Kecilnya angka ERDKK ini terjadi karena beberapa faktor, faktor utamanya adalah belum semua lahan petani yang menjadi anggota kelompok tani terdaftar dalam ERDKK, sehingga petani juga akan kebingungan mana kala pengecer pupuk subsidi menanyakan data petani tersebut untuk klarifikasi saat distribusi pupuk subsidi, hal inilah yang kadang dimanfaatkan oleh oknum pengecer nakal untuk menjual pupuk diatas HET.
"Kekuatan kelompok tani ada pada ERDKK nya, jika poktan tidak mau menyerahkan ERDKK nya pada pengecer maka pengecer tersebut tidak akan bisa menyalurkan pupuk subsidi, namun ironisnya poktan seperti pihak yang tak berdaya dan dalam tanda kutip dilemahkan kedudukannya, peran serta aktif petani untuk mendaftarkan lahannya ke BPP setempat mutlak dilakukan, karena begitu terlambat daftar maka untuk memperoleh pupuk subsidi baru di tahun berikutnya sehingga terkesan petani tersebut tidak ada daftar sebagai penerima pupuk subsidi, bahkan saat diundang untuk penyerahan kartu tani pun petani enggan hadir, akan tetapi jika butuh pupuk petani tidak mau tau aturan yang penting beli harus ada,"ujar Ketua DPC HKTI Kabupaten Lumajang.
Proses entry ERDKK yang harus konek ke server dinas kependudukan ini juga faktor tantangan selanjutnya dimana entry satu nama petani memerlukan waktu lebih dari 10 menit, karena server dari kementan harus terverifikasi data NIK nya di adminduknya, belum lagi adanya data petani yang sudah meninggal tapi di adminduk nya tidak terlapor ini juga menjadi kesulitan tersendiri bagi petugas entry yang ada di BPP kecamatan.

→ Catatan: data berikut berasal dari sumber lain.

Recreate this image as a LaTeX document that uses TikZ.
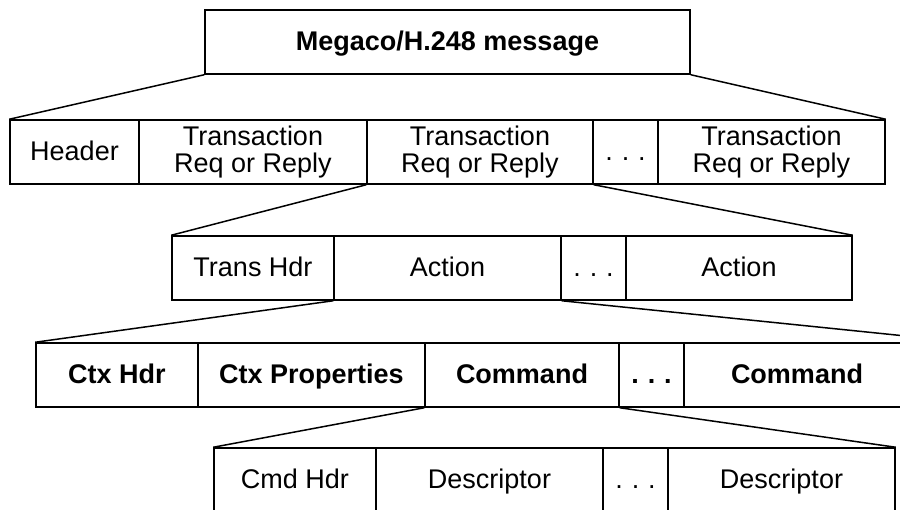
\documentclass[tikz,border=0pt]{standalone}
\usepackage{fontspec}
\setmainfont{Liberation Sans}
\begin{document}
\begin{tikzpicture}[x=1pt,y=-1pt,
  cell/.style={draw=black, line width=1.5pt, minimum height=64pt, inner sep=0pt,
    align=center, font=\fontsize{27}{27.5}\selectfont},
  one/.style={text height=22pt, text depth=6pt},
  bcell/.style={cell, one, font=\fontsize{27}{27.5}\selectfont\bfseries},
  link/.style={draw=black, line width=1.5pt}]
\useasboundingbox[fill=white] (0,0) rectangle (900,509);
\clip (0,0) rectangle (900,509);
% top
\node[bcell, minimum width=485pt] (top) at (447.5,42) {Megaco/H.248 message};
% row 1
\node[cell, one, minimum width=129pt] (hdr) at (74.5,152) {Header};
\node[cell, minimum width=228pt] (ta) at (253,152) {Transaction\\Req or Reply};
\node[cell, minimum width=226pt] (tb) at (480,152) {Transaction\\Req or Reply};
\node[cell, one, minimum width=65pt] (td) at (625.5,152) {.\,\,.\,\,.};
\node[cell, minimum width=227pt] (tc) at (771.5,152) {Transaction\\Req or Reply};
% row 2
\node[cell, one, minimum width=162pt] (th) at (253,268) {Trans Hdr};
\node[cell, one, minimum width=227pt] (a1) at (447.5,268) {Action};
\node[cell, one, minimum width=65pt] (ad) at (593.5,268) {.\,\,.\,\,.};
\node[cell, one, minimum width=226pt] (a2) at (739,268) {Action};
% row 3
\node[bcell, minimum width=162pt] (ch) at (117,375) {Ctx Hdr};
\node[bcell, minimum width=227pt] (cp) at (311.5,375) {Ctx Properties};
\node[bcell, minimum width=194pt] (c1) at (522,375) {Command};
\node[bcell, minimum width=65pt] (cd) at (651.5,375) {.\,\,.\,\,.};
\node[bcell, minimum width=282pt] (c2) at (825,375) {Command\hspace*{56pt}};
% row 4
\node[cell, one, minimum width=162pt] (dh) at (295,480) {Cmd Hdr};
\node[cell, one, minimum width=227pt] (d1) at (489.5,480) {Descriptor};
\node[cell, one, minimum width=65pt] (dd) at (635.5,480) {.\,\,.\,\,.};
\node[cell, one, minimum width=227pt] (d2) at (781.5,480) {Descriptor};
% connectors
\draw[link] (top.south west) -- (hdr.north west);
\draw[link] (top.south east) -- (tc.north east);
\draw[link] (tb.south west) -- (th.north west);
\draw[link] (tb.south east) -- (a2.north east);
\draw[link] (a1.south west) -- (ch.north west);
\draw[link] (a1.south east) -- (c2.north east);
\draw[link] (c1.south west) -- (dh.north west);
\draw[link] (c1.south east) -- (d2.north east);
\end{tikzpicture}
\end{document}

"Kedepannya mutlak diperlukan perubahan pola administrasi penyaluran pupuk bersubsidi yaitu dengan memberikan kewenangan pada petugas yang ada di BPP pertanian kecamatan untuk membagi dan menjadwalkan penyaluran per desa sesuai pola tanam dan tata tanam di kecamatan setempat, ini mutlak dilakukan sebagai salah satu cara pengendalian agar pupuk tepat sasaran dan juga mempermudah BPP kecamatan untuk memverifikasi dan memvalidasi dokumen penyaluran pupuk subsidi tiap bulannya, karena saat ini petugas BPP kecamatan hanya mendapatkan angka jadi dari pengecer tanpa angka pembanding yang jelas, istilahnya dalam tanda kutip petugas verval terpaksa tanda tangan dokumen penagihan pupuk subsidi tanpa ada cross chek yang memadai, padahal tanda tangan tim vervalah yang membuat subsidi tersebut bisa dibayar pemerintah pada produsen pupuk, namun tim verval tidak berani menggunakan wewenangnya karena seperti dalam dilema yaitu petaninya tidak dapat pupuk subsidi,"tutup Iskhak.